The building at California State Polytechnic University, Humboldt, includes the campus president’s office and has been occupied for a week by pro-Palestinian protesters who barricaded themselves inside and fought off an early attempt by the police to remove them. Protesters have since tagged walls and renamed it “Intifada Hall” by ripping off most of the signage on the brick exterior.

Inside, they painted graffiti messages like “Time 2 Free Gaza,” “Pigs Not Allowed,” and “Land Back,” according to a video posted by the local news site Redheaded Blackbelt. They occupied and defaced the office of the president, Tom Jackson Jr., spraying “Blood On Your Hands” across one framed wall hanging and “I Will Live Free or Die Trying” on his door.

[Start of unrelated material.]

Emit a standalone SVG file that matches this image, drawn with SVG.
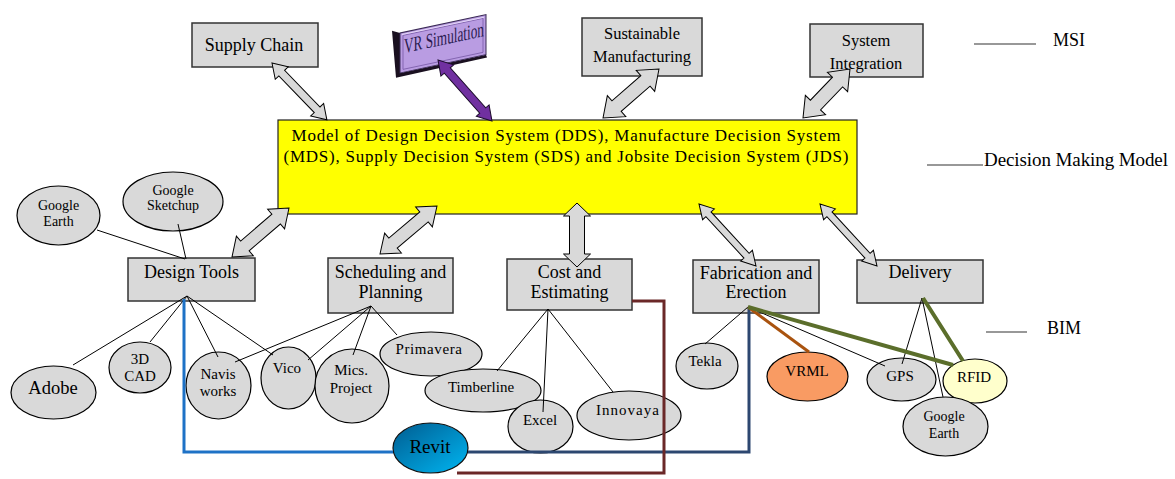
<svg xmlns="http://www.w3.org/2000/svg" width="1175" height="479" viewBox="0 0 1175 479" font-family="'Liberation Serif', 'Times New Roman', serif">
<defs>
<style>
.box{fill:#D9D9D9;stroke:#333;stroke-width:1.5}
.ell{fill:#D9D9D9;stroke:#000;stroke-width:1.2}
.t{fill:#000;text-anchor:middle}
.s18{font-size:18px}.s17{font-size:17px}.s165{font-size:16.5px}.s15{font-size:15px}.s14{font-size:14px}
.thin{stroke:#000;stroke-width:1;fill:none}
.blk{fill:#D9D9D9;stroke:#000;stroke-width:1}
.leg{stroke:#333;stroke-width:1.2}
</style>
<linearGradient id="revitGrad" x1="0" y1="0" x2="1" y2="1">
<stop offset="0" stop-color="#005C90"/>
<stop offset="1" stop-color="#00B6F2"/>
</linearGradient>
</defs>
<rect width="1175" height="479" fill="#fff"/>

<g id="ddm">
<rect x="278" y="120" width="579" height="94" fill="#FFFF00" stroke="#222" stroke-width="1.2"/>
<text class="t s17" x="566" y="141" textLength="549" lengthAdjust="spacing">Model of Design Decision System (DDS), Manufacture Decision System</text>
<text class="t s17" x="566" y="162" textLength="565" lengthAdjust="spacing">(MDS), Supply Decision System (SDS) and Jobsite Decision System (JDS)</text>
</g>

<g id="supply-chain">
<rect class="box" x="192" y="23" width="126" height="44"/>
<text class="t s18" x="254" y="51">Supply Chain</text>
</g>

<g id="vr-simulation" transform="translate(400,33) skewY(-12)">
<polygon points="-8,-4 0,0 0,40 86,40 87,43 -4,44" fill="#1a1020"/>
<rect x="0" y="0" width="86" height="40" fill="#B99CE2" stroke="#3a2a55" stroke-width="1"/>
<rect x="3" y="3" width="80" height="34" fill="none" stroke="#7A5AA8" stroke-width="0.8"/>
<line x1="2" y1="2" x2="84" y2="2" stroke="#E6DAF7" stroke-width="1"/>
<text x="4" y="21" font-size="21" fill="#2A1A50" textLength="80" lengthAdjust="spacingAndGlyphs">VR Simulation</text>
</g>

<g id="sustainable">
<rect class="box" x="582" y="18" width="120" height="58"/>
<text class="t s165" x="642" y="39">Sustainable</text>
<text class="t s165" x="642" y="62">Manufacturing</text>
</g>

<g id="system-integration">
<rect class="box" x="810" y="24" width="113" height="53"/>
<text class="t s165" x="866" y="46">System</text>
<text class="t s165" x="866" y="69">Integration</text>
</g>

<g id="design-tools">
<rect class="box" x="128" y="258" width="127" height="43"/>
<text class="t s18" x="191.5" y="278">Design Tools</text>
</g>
<g id="scheduling">
<rect class="box" x="328" y="258" width="125" height="55"/>
<text class="t s18" x="390.5" y="278">Scheduling and</text>
<text class="t s18" x="390.5" y="298">Planning</text>
</g>
<g id="cost">
<rect class="box" x="507" y="259" width="125" height="51"/>
<text class="t s18" x="569.5" y="278">Cost and</text>
<text class="t s18" x="569.5" y="298">Estimating</text>
</g>
<g id="fabrication">
<rect class="box" x="693" y="260" width="126" height="53"/>
<text class="t s18" x="756" y="279">Fabrication and</text>
<text class="t s18" x="756" y="298">Erection</text>
</g>
<g id="delivery">
<rect class="box" x="857" y="260" width="126" height="43"/>
<text class="t s18" x="920" y="278">Delivery</text>
</g>

<g id="google-earth-1"><ellipse class="ell" cx="58.5" cy="215.5" rx="41.5" ry="29.5"/>
<text class="t s14" x="58.5" y="210">Google</text><text class="t s14" x="58.5" y="226">Earth</text></g>
<g id="google-sketchup"><ellipse class="ell" cx="173" cy="201.5" rx="50" ry="29.5"/>
<text class="t s14" x="173" y="195">Google</text><text class="t s14" x="173" y="210">Sketchup</text></g>
<g id="adobe"><ellipse class="ell" cx="53.5" cy="392.5" rx="42.5" ry="26.5"/>
<text class="t" font-size="18.5" x="53" y="394">Adobe</text></g>
<g id="cad"><ellipse class="ell" cx="140" cy="367.5" rx="31" ry="25.5"/>
<text class="t s15" x="140" y="364">3D</text><text class="t s15" x="140" y="381">CAD</text></g>
<g id="navisworks"><ellipse class="ell" cx="218.5" cy="385.5" rx="32.5" ry="33.5"/>
<text class="t s15" x="218" y="379">Navis</text><text class="t s15" x="218" y="396">works</text></g>
<g id="vico"><ellipse class="ell" cx="288.5" cy="378" rx="27.5" ry="31"/>
<text class="t s15" x="287" y="373">Vico</text></g>
<g id="mics-project"><ellipse class="ell" cx="352" cy="386" rx="37" ry="37"/>
<text class="t s15" x="351" y="375">Mics.</text><text class="t s15" x="351" y="393">Project</text></g>
<g id="primavera"><ellipse class="ell" cx="431" cy="354" rx="51" ry="22"/>
<text class="t s15" x="429" y="354" letter-spacing="0.6">Primavera</text></g>
<g id="timberline"><ellipse class="ell" cx="483" cy="390.5" rx="58" ry="21.5"/>
<text class="t s15" x="481" y="392">Timberline</text></g>
<g id="excel"><ellipse class="ell" cx="540.5" cy="426.5" rx="32.5" ry="26.5"/>
<text class="t s15" x="540" y="425">Excel</text></g>
<g id="innovaya"><ellipse class="ell" cx="629" cy="415.5" rx="52" ry="24.5"/>
<text class="t s15" x="628" y="415" letter-spacing="1">Innovaya</text></g>
<g id="tekla"><ellipse class="ell" cx="707" cy="366" rx="31" ry="23"/>
<text class="t s15" x="705" y="366">Tekla</text></g>
<g id="vrml"><ellipse cx="807.5" cy="376.5" rx="40.5" ry="24.5" fill="#F99B63" stroke="#000" stroke-width="1.2"/>
<text class="t s15" x="807" y="376">VRML</text></g>
<g id="gps"><ellipse class="ell" cx="901.5" cy="379.5" rx="34.5" ry="21.5"/>
<text class="t s15" x="900" y="381">GPS</text></g>
<g id="rfid"><ellipse cx="975" cy="381" rx="32" ry="22" fill="#FFFFCC" stroke="#000" stroke-width="1.2"/>
<text class="t s15" x="974" y="382">RFID</text></g>
<g id="google-earth-2"><ellipse class="ell" cx="945.5" cy="426.5" rx="42.5" ry="29.5"/>
<text class="t s14" x="944" y="421">Google</text><text class="t s14" x="944" y="438">Earth</text></g>
<g id="revit"><ellipse cx="430.5" cy="448" rx="37.5" ry="25" fill="url(#revitGrad)" stroke="#111" stroke-width="1.2"/>
<text class="t" font-size="19" x="430" y="453">Revit</text></g>

<g id="legend">
<line class="leg" x1="974" y1="44" x2="1036" y2="44"/>
<text class="t s18" x="1069" y="46">MSI</text>
<line class="leg" x1="927" y1="165" x2="983" y2="165"/>
<text class="t" font-size="19" x="984" y="166" textLength="184" lengthAdjust="spacing" style="text-anchor:start">Decision Making Model</text>
<line class="leg" x1="986" y1="332" x2="1027" y2="332"/>
<text class="t s18" x="1047" y="334" style="text-anchor:start">BIM</text>
</g>

<g id="connectors">
<polygon class="blk" transform="translate(272,63) rotate(46)" points="0,0 14,-9 14,-4 65,-4 65,-9 79,0 65,9 65,4 14,4 14,9"/>
<polygon transform="translate(438,60) rotate(48.5)" fill="#7030A0" stroke="#1a0a2a" stroke-width="1" points="0,0 14,-8.5 14,-4 67.5,-4 67.5,-8.5 81.5,0 67.5,8.5 67.5,4 14,4 14,8.5"/>
<polygon class="blk" transform="translate(659,69) rotate(138.8)" points="0,0 18,-14 18,-7 56.4,-7 56.4,-14 74.4,0 56.4,14 56.4,7 18,7 18,14"/>
<polygon class="blk" transform="translate(850,69) rotate(133.8)" points="0,0 18,-14 18,-7 49.9,-7 49.9,-14 67.9,0 49.9,14 49.9,7 18,7 18,14"/>
<polygon class="blk" transform="translate(289,208) rotate(139.3)" points="0,0 17,-13 17,-6.5 58.2,-6.5 58.2,-13 75.2,0 58.2,13 58.2,6.5 17,6.5 17,13"/>
<polygon class="blk" transform="translate(437,206) rotate(139.9)" points="0,0 17,-13 17,-6.5 57.5,-6.5 57.5,-13 74.5,0 57.5,13 57.5,6.5 17,6.5 17,13"/>
<polygon class="blk" transform="translate(577,203) rotate(90)" points="0,0 13,-13.5 13,-7.5 51,-7.5 51,-13.5 64,0 51,13.5 51,7.5 13,7.5 13,13.5"/>
<polygon class="blk" transform="translate(699,204) rotate(47.4)" points="0,0 14,-8 14,-3.5 70.2,-3.5 70.2,-8 84.2,0 70.2,8 70.2,3.5 14,3.5 14,8"/>
<polygon class="blk" transform="translate(820,204) rotate(47.4)" points="0,0 14,-8 14,-3.5 70.2,-3.5 70.2,-8 84.2,0 70.2,8 70.2,3.5 14,3.5 14,8"/>

<path class="thin" d="M97,230 L185,259 M178,224 L186,259"/>
<path class="thin" d="M187,296 L73,365 M187,296 L150,342 M187,296 L218,357 M187,296 L273,355"/>
<path class="thin" d="M371,306 L235,362 M371,306 L308,360 M371,306 L353,355 M371,306 L397,335"/>
<path class="thin" d="M548,309 L497,371 M548,309 L543,412 M548,309 L613,392"/>
<path class="thin" d="M748,307 L705,344 M748,307 L885,366 M922,298 L902,364 M922,298 L943,397"/>

<path d="M184,299 V452 H393" fill="none" stroke="#1E72C6" stroke-width="3"/>
<path d="M468,452 H749 V307" fill="none" stroke="#2C4770" stroke-width="3"/>
<path d="M632,301 H664 V473 H457" fill="none" stroke="#6B2828" stroke-width="3"/>
<path d="M748,307 L809,352" fill="none" stroke="#A9530F" stroke-width="3"/>
<path d="M748,307 L953,365 M923,298 L963,361" fill="none" stroke="#5B6E2B" stroke-width="4"/>
</g>
</svg>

The school, situated more than 275 miles north of San Francisco among the ancient coastal redwoods that drip with fog mist, is the site of the nation’s most entrenched campus protest. It has gone well beyond the encampments on student quads elsewhere; at Cal Poly Humboldt, protesters took over the power center of the campus and have rejected increasingly desperate entreaties from officials for them to vacate the premises.

The university has shut down the entire campus, first for a couple days, then a week and now through May 10, one day before its scheduled commencement. After the Siemens Hall takeover, protesters set up dozens of tents on patches of grass around the hall, and demonstrators took over a second building to use its bathrooms and hold meetings. University officials estimate the damage to be in the millions of dollars.

To those outside Northern California, the show of force at Cal Poly Humboldt, in the college town of Arcata, has been a surprising turn in a region more typically associated with a hippie pacifism and marijuana farms. But beneath the good-vibes image, locals say, a culture of protest and resentment toward authority has percolated at the 6,000-student campus.